In 2013, the Group successfully executed equity joint ventures with Greenland Holding Group Company Limited ("Greenland") to jointly develop the following newly acquired projects: Hangzhou Greenland CIFI Glorious City, the Shanghai Huacao Project, and the Hefei Baohe District Project. In addition, the Group successfully established a joint venture with Henderson China Properties Limited ("Henderson China") to jointly develop the Hangzhou Henderson CIFI Palace and Shanghai Hongqiao Central Business District Project. The Group's co-operation with renowned property developers demonstrates their recognition of CIFI's strong execution abilities and governance standards. The Group's joint venture strategy diversifies its financial exposure in the particular projects, enhancing its project branding and management capabilities by benefiting from synergies with its renowned project partners. In the future, the Group will strive to reinforce its co-operation with renowned property developers.

Sustained Prudent Financial Management, Improved Debt Structure and Lowered Financing Costs

While implementing its growth strategies, the Group has also strived to improve its financing structure and to lower its funding costs. As at 31 December 2013, its offshore financing accounted for approximately 31% of the Group's total indebtedness. In future, the Group plans to further increase the proportion of its offshore financing with a view to achieve longer debt tenures and lower interest costs.

Following its initial public offering, the Group has made significant progress in establishing its track record in overseas capital markets:

  • In April 2013, the Company successfully issued its inaugural tranche of US dollar senior notes. Its US Dollar Bonds, with a principal amount of US$275 million, have a maturity period of five years and an annual coupon rate of 12.25%. The secondary trading prices of the US Dollar Bonds remained strong after the bond issue, reflecting market's strong acceptance of the Group's credit. In September 2013, the Group further issued the US Dollar Bonds Due 2018 with an additional principal amount of US$225 million. The issue price of the additional issue in September 2013 was 104% with an effective interest cost of 11.11% per annum.
  • In July 2013, the Company signed a syndicated loan facility with a consortium of international and local banks. The Syndicated Loan is a dual-currency term loan facility with an aggregate amount of approximately US$156.5 million and a final maturity period of three years and interest rate of LIBOR or HIBOR plus 5.65% per annum.
  • In January 2014, the Company issued a new tranche of 5-year US dollar senior notes with a principal amount of US$200 million at a coupon rate of 8.875%. The issue price of USD Dollar Bonds due 2019 was 99.545% with an effective interest cost of 8.99%. Within less than a year, the Company successfully lowered its issue cost of 5-year US dollar bonds from 12.25% to less than 9% per annum, reflecting market's strong acceptance of the Group's credit.
  • In January 2014, the Group's 50:50 joint venture companies with Greenland Hong Kong Holdings Limited in respect of the Hangzhou Greenland CIFI Glorious City project signed onshore and offshore syndicated loans with a consortium of offshore and onshore banks. The Syndicated Loans comprise (i) an offshore US dollar/Hong Kong dollar dual currency term loan facility with an aggregate amount of approximately US$320 million and a final maturity of three years and interest of LIBOR or HIBOR plus 4% per annum offshore term loan; and (ii) an onshore RMB project development loan facility with a facility amount of RMB1 billion with a final maturity of three years and interest rate of 106% times PBOC Base Rate per annum.

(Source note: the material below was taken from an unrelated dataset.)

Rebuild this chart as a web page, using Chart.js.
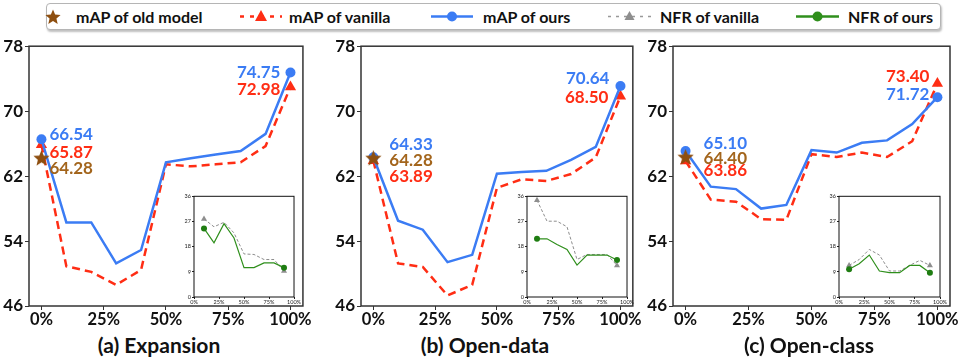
<!DOCTYPE html>
<html>
<head>
<meta charset="utf-8">
<script src="https://cdn.jsdelivr.net/npm/chart.js@4"></script>
<style>
  body { margin: 0; width: 958px; height: 360px; background: #fff; position: relative; overflow: hidden;
         font-family: Lato, "Open Sans", sans-serif; font-weight: bold; }
  canvas { position: absolute; }
  .legend { position: absolute; left: 46px; top: 3px; width: 893px; height: 25px; border: 1px solid #b5b5b5;
            border-radius: 4px; box-shadow: 1px 2px 2px rgba(0,0,0,0.25); background: #fff; }
  .legend span { position: absolute; top: 3px; font-size: 16px; line-height: 19px; color: #111; white-space: nowrap; }
  .legend svg { position: absolute; top: 0; }
  .title { position: absolute; top: 333px; font-size: 21px; line-height: 24px; color: #111; transform: translateX(-50%); white-space: nowrap; }
</style>
</head>
<body>

<div class="legend">
  <svg style="left:-2px" width="16" height="25"><polygon id="lgstar" fill="#8e4f10"/></svg>
  <span style="left:29px">mAP of old model</span>
  <svg style="left:193px" width="42" height="25">
    <line x1="0" y1="12.5" x2="42" y2="12.5" stroke="#ff2d14" stroke-width="2.5" stroke-dasharray="4,6"/>
    <polygon points="21,6 27,17 15,17" fill="#ff2d14"/></svg>
  <span style="left:242px">mAP of vanilla</span>
  <svg style="left:384px" width="42" height="25">
    <line x1="0" y1="12.5" x2="42" y2="12.5" stroke="#3b7cf4" stroke-width="2.5"/>
    <circle cx="21" cy="12.5" r="5" fill="#3b7cf4"/></svg>
  <span style="left:436px">mAP of ours</span>
  <svg style="left:561px" width="43" height="25">
    <line x1="0" y1="12.5" x2="43" y2="12.5" stroke="#999" stroke-width="1.5" stroke-dasharray="3,5"/>
    <polygon points="21.5,7 26.5,16 16.5,16" fill="#8e8e8e"/></svg>
  <span style="left:613px">NFR of vanilla</span>
  <svg style="left:749px" width="43" height="25">
    <line x1="0" y1="12.5" x2="43" y2="12.5" stroke="#2f8f1c" stroke-width="2.5"/>
    <circle cx="21.5" cy="12.5" r="5" fill="#2f8f1c"/></svg>
  <span style="left:801px">NFR of ours</span>
</div>

<canvas id="m1"></canvas>
<canvas id="m2"></canvas>
<canvas id="m3"></canvas>
<canvas id="i1"></canvas>
<canvas id="i2"></canvas>
<canvas id="i3"></canvas>

<div class="title" style="left:159px">(a) Expansion</div>
<div class="title" style="left:485px">(b) Open-data</div>
<div class="title" style="left:809px">(c) Open-class</div>

<script>
// ---- data ----
const steps = [0, 10, 20, 30, 40, 50, 60, 70, 80, 90, 100];
const nfrSteps = [10, 20, 30, 40, 50, 60, 70, 80, 90];
const xTicks = [0, 25, 50, 75, 100];
const yTicks = [46, 54, 62, 70, 78];
const nfrTicks = [0, 9, 18, 27, 36];

// (a) Expansion
const expOld = 64.28;
const expOurs = [66.54, 56.3, 56.3, 51.25, 52.9, 63.7, 64.2, 64.65, 65.1, 67.2, 74.75];
const expVanilla = [65.87, 50.9, 50.2, 48.6, 50.45, 63.45, 63.2, 63.45, 63.7, 65.7, 72.98];
const expNfrVanilla = [27.9, 25.1, 26.7, 22.9, 15.4, 15.2, 13.4, 13.4, 9.3];
const expNfrOurs = [24.5, 19.4, 26.2, 21.1, 10.5, 10.5, 12.2, 12.2, 10.5];
const expText = ['66.54', '65.87', '64.28', '74.75', '72.98'];

// (b) Open-data
const dataOld = 64.28;
const dataOurs = [64.33, 56.5, 55.4, 51.4, 52.3, 62.3, 62.5, 62.65, 64.0, 65.6, 73.1];
const dataVanilla = [63.89, 51.25, 50.8, 47.3, 48.6, 60.55, 61.6, 61.4, 62.25, 64.3, 71.85];
const dataNfrVanilla = [34.6, 27.1, 27.1, 25.1, 13.4, 15.2, 15.2, 15.2, 11.3];
const dataNfrOurs = [20.8, 20.8, 18.8, 17.0, 11.4, 15.0, 15.0, 15.0, 13.2];
const dataText = ['64.33', '64.28', '63.89', '70.64', '68.50'];

// (c) Open-class
const classOld = 64.40;
const classOurs = [65.10, 60.7, 60.4, 58.0, 58.45, 65.2, 64.9, 66.1, 66.4, 68.4, 71.72];
const classVanilla = [63.86, 59.1, 58.85, 56.7, 56.6, 64.7, 64.35, 64.9, 64.35, 66.3, 73.40];
const classNfrVanilla = [11.3, 13.4, 17.0, 15.0, 9.3, 9.3, 11.3, 13.1, 11.3];
const classNfrOurs = [9.9, 11.9, 15.0, 9.3, 8.7, 8.7, 11.3, 11.3, 8.7];
const classText = ['65.10', '64.40', '63.86', '73.40', '71.72'];

// ---- styles ----
const BLUE = '#3b7cf4', RED = '#ff2d14', BROWN = '#8e4f10', BROWN_TXT = '#a3651c',
      GRAY = '#8e8e8e', GREEN = '#2f8f1c', GREEN_PT = '#1f7d12';
const FONT = 'Lato, "Open Sans", sans-serif';

function starPath(cx, cy, r) {
  const pts = [];
  for (let i = 0; i < 10; i++) {
    const a = -Math.PI / 2 + i * Math.PI / 5, rr = i % 2 ? r * 0.45 : r;
    pts.push([cx + rr * Math.cos(a), cy + rr * Math.sin(a)]);
  }
  return pts;
}
function starImage(size, color) {
  const c = document.createElement('canvas');
  c.width = c.height = size;
  const g = c.getContext('2d');
  g.beginPath();
  starPath(size / 2, size / 2 + 1, size / 2).forEach(([x, y], i) => i ? g.lineTo(x, y) : g.moveTo(x, y));
  g.closePath();
  g.fillStyle = color;
  g.fill();
  return c;
}
document.getElementById('lgstar').setAttribute('points',
  starPath(8, 13.5, 8).map(p => p.join(',')).join(' '));
const star = starImage(17, BROWN);

const ends = (n, r) => Array.from({ length: n }, (_, i) => (i === 0 || i === n - 1) ? r : 0);
const pts = (xs, ys) => xs.map((x, i) => ({ x, y: ys[i] }));

const framePlugin = {
  id: 'frame',
  beforeDatasetsDraw(chart, args, o) {
    if (!o.fill) return;
    const a = chart.chartArea, g = chart.ctx;
    g.save(); g.fillStyle = o.fill; g.fillRect(a.left, a.top, a.right - a.left, a.bottom - a.top); g.restore();
  },
  afterDraw(chart, args, o) {
    const a = chart.chartArea, g = chart.ctx;
    g.save(); g.strokeStyle = o.color; g.lineWidth = o.width;
    g.strokeRect(a.left, a.top, a.right - a.left, a.bottom - a.top); g.restore();
  }
};
const textPlugin = {
  id: 'ptText',
  afterDraw(chart, args, o) {
    const g = chart.ctx, xs = chart.scales.x, ys = chart.scales.y;
    g.save();
    g.font = 'bold 17px ' + FONT;
    g.textBaseline = 'middle';
    (o.items || []).forEach(it => {
      g.fillStyle = it.color;
      g.textAlign = it.align;
      g.fillText(it.text, xs.getPixelForValue(it.x) + it.dx, ys.getPixelForValue(it.y) + it.dy);
    });
    g.restore();
  }
};

function place(id, left, top, w, h) {
  const c = document.getElementById(id);
  c.width = w; c.height = h;
  c.style.left = left + 'px'; c.style.top = top + 'px';
  return c;
}

function mainChart(id, plotLeft, plotRight, old, ours, vanilla, items) {
  const w = plotRight - plotLeft + 46;
  const c = place(id, plotLeft - 40, 34, w, 298);
  const n = steps.length;
  new Chart(c, {
    type: 'line',
    data: {
      datasets: [
        { data: [{ x: 0, y: old }], pointStyle: star, pointRadius: 8, showLine: false },
        { data: pts(steps, ours), borderColor: BLUE, borderWidth: 2.5, pointRadius: ends(n, 5),
          pointBackgroundColor: BLUE, pointBorderWidth: 0, tension: 0 },
        { data: pts(steps, vanilla), borderColor: RED, borderWidth: 2.5, borderDash: [8, 5],
          pointStyle: 'triangle', pointRadius: ends(n, 6.5), pointBackgroundColor: RED, pointBorderWidth: 0 }
      ]
    },
    options: {
      responsive: false, animation: false,
      layout: { padding: { top: 8, right: 6, left: 0, bottom: 0 } },
      plugins: {
        legend: { display: false }, tooltip: { enabled: false },
        frame: { color: '#333', width: 1.5 },
        ptText: { items }
      },
      scales: {
        x: {
          type: 'linear', min: -5, max: 105,
          afterBuildTicks: s => { s.ticks = xTicks.map(v => ({ value: v })); },
          afterFit: s => { s.height = 26; },
          ticks: { callback: v => v + '%', color: '#111', font: { family: FONT, size: 16.5, weight: 'bold' }, padding: 0, maxRotation: 0 },
          grid: { drawOnChartArea: false, drawTicks: true, tickLength: 4, color: '#333' },
          border: { display: false }
        },
        y: {
          min: 46, max: 78,
          afterBuildTicks: s => { s.ticks = yTicks.map(v => ({ value: v })); },
          afterFit: s => { s.width = 40; },
          ticks: { color: '#111', font: { family: FONT, size: 17, weight: 'bold' }, padding: 2 },
          grid: { drawOnChartArea: false, drawTicks: true, tickLength: 4, color: '#333' },
          border: { display: false }
        }
      }
    },
    plugins: [framePlugin, textPlugin]
  });
}

function insetChart(id, plotLeft, plotRight, vanilla, ours) {
  const w = plotRight - plotLeft + 18;
  const c = place(id, plotLeft - 14, 192, w, 113);
  const n = nfrSteps.length;
  const tickFont = { family: FONT, size: 5.5 };
  new Chart(c, {
    type: 'line',
    data: {
      datasets: [
        { data: pts(nfrSteps, ours), borderColor: GREEN, borderWidth: 1.2, pointRadius: ends(n, 3),
          pointBackgroundColor: GREEN_PT, pointBorderWidth: 0 },
        { data: pts(nfrSteps, vanilla), borderColor: GRAY, borderWidth: 1, borderDash: [3, 2],
          pointStyle: 'triangle', pointRadius: ends(n, 3.5), pointBackgroundColor: GRAY, pointBorderWidth: 0 }
      ]
    },
    options: {
      responsive: false, animation: false,
      layout: { padding: { top: 4, right: 4, left: 0, bottom: 0 } },
      plugins: {
        legend: { display: false }, tooltip: { enabled: false },
        frame: { color: '#111', width: 1, fill: '#fff' }
      },
      scales: {
        x: {
          type: 'linear', min: 0, max: 100,
          afterBuildTicks: s => { s.ticks = xTicks.map(v => ({ value: v })); },
          afterFit: s => { s.height = 8; },
          ticks: { callback: v => v + '%', color: '#222', font: tickFont, padding: 0, maxRotation: 0 },
          grid: { drawOnChartArea: false, tickLength: 2, color: '#222' },
          border: { display: false }
        },
        y: {
          min: 0, max: 36,
          afterBuildTicks: s => { s.ticks = nfrTicks.map(v => ({ value: v })); },
          afterFit: s => { s.width = 14; },
          ticks: { color: '#222', font: tickFont, padding: 1 },
          grid: { drawOnChartArea: false, tickLength: 2, color: '#222' },
          border: { display: false }
        }
      }
    },
    plugins: [framePlugin]
  });
}

const last = steps.length - 1;
mainChart('m1', 29, 306, expOld, expOurs, expVanilla, [
  { text: expText[0], color: BLUE, x: 0, y: expOurs[0], dx: 8, dy: -5, align: 'left' },
  { text: expText[1], color: RED, x: 0, y: expVanilla[0], dx: 8, dy: 8, align: 'left' },
  { text: expText[2], color: BROWN_TXT, x: 0, y: expOld, dx: 8, dy: 11, align: 'left' },
  { text: expText[3], color: BLUE, x: 100, y: expOurs[last], dx: -10, dy: 0, align: 'right' },
  { text: expText[4], color: RED, x: 100, y: expVanilla[last], dx: -10, dy: 3, align: 'right' }
]);
mainChart('m2', 361, 636, dataOld, dataOurs, dataVanilla, [
  { text: dataText[0], color: BLUE, x: 0, y: dataOurs[0], dx: 16, dy: -13, align: 'left' },
  { text: dataText[1], color: BROWN_TXT, x: 0, y: dataOld, dx: 16, dy: 3, align: 'left' },
  { text: dataText[2], color: RED, x: 0, y: dataVanilla[0], dx: 16, dy: 16, align: 'left' },
  { text: dataText[3], color: BLUE, x: 100, y: dataOurs[last], dx: -11, dy: -7, align: 'right' },
  { text: dataText[4], color: RED, x: 100, y: dataVanilla[last], dx: -12, dy: 1, align: 'right' }
]);
mainChart('m3', 673, 953, classOld, classOurs, classVanilla, [
  { text: classText[0], color: BLUE, x: 0, y: classOurs[0], dx: 18, dy: -7, align: 'left' },
  { text: classText[1], color: BROWN_TXT, x: 0, y: classOld, dx: 18, dy: 2, align: 'left' },
  { text: classText[2], color: RED, x: 0, y: classVanilla[0], dx: 18, dy: 10, align: 'left' },
  { text: classText[3], color: RED, x: 100, y: classVanilla[last], dx: -8, dy: -7, align: 'right' },
  { text: classText[4], color: BLUE, x: 100, y: classOurs[last], dx: -8, dy: -3, align: 'right' }
]);

insetChart('i1', 194, 297, expNfrVanilla, expNfrOurs);
insetChart('i2', 527, 630, dataNfrVanilla, dataNfrOurs);
insetChart('i3', 839, 943, classNfrVanilla, classNfrOurs);
</script>
</body>
</html>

In October 2013, the Company issued approximately 256.6 million new shares at an issue price of HK$1.52 per share with a consideration of approximately US$50 million to Dalvey Asset Holding Ltd., a company wholly-owned by RRJ Capital ("RRJ"). The new shares issued to RRJ accounted for approximately 4.3% of the enlarged issued share capital of CIFI.

As at 31 December 2013, the Group's net debt-to-equity ratio was 67.6% (31 December 2012: 62.5%).

Future Development

Looking ahead, for the sake of developing our core business, the Group's long-term goal is to become a leading and well-respected real estate enterprise in China. To achieve this, we are pursuing a "high growth and balanced development" strategy. This strategy targets a pace of expansion that exceeds the industry average and those of leading developers while stressing balance and discipline and avoiding ruthless, high gearing and low margin expansion. The Group will manage its future expansion cautiously by taking into account the Group's sales performance, joint venture strategy and financial stability.

Mr. Lin Zhong, Chairman and Executive Director of the Company, said, "While the current government measures on controlling the real estate sector are expected to remain in place, the chances of even more severe government policy being implemented is being alleviated by slower economic growth. We believe that the real estate industry in China is still in a long term growth phase, and high quality properties catering to end-users' demand will remain strong in the long run. Based on its abundant saleable resources within the year and using conservative sell-through assumptions, the Group has set its initial contracted sales target for the full year of 2014 at RMB22 billion, representing an increase of approximately 43.8% from the contracted sales in 2013. The Group is confident that it will achieve its sales target for 2014 and continues to emphasise and strengthen its fast turnaround and high sell-through development model."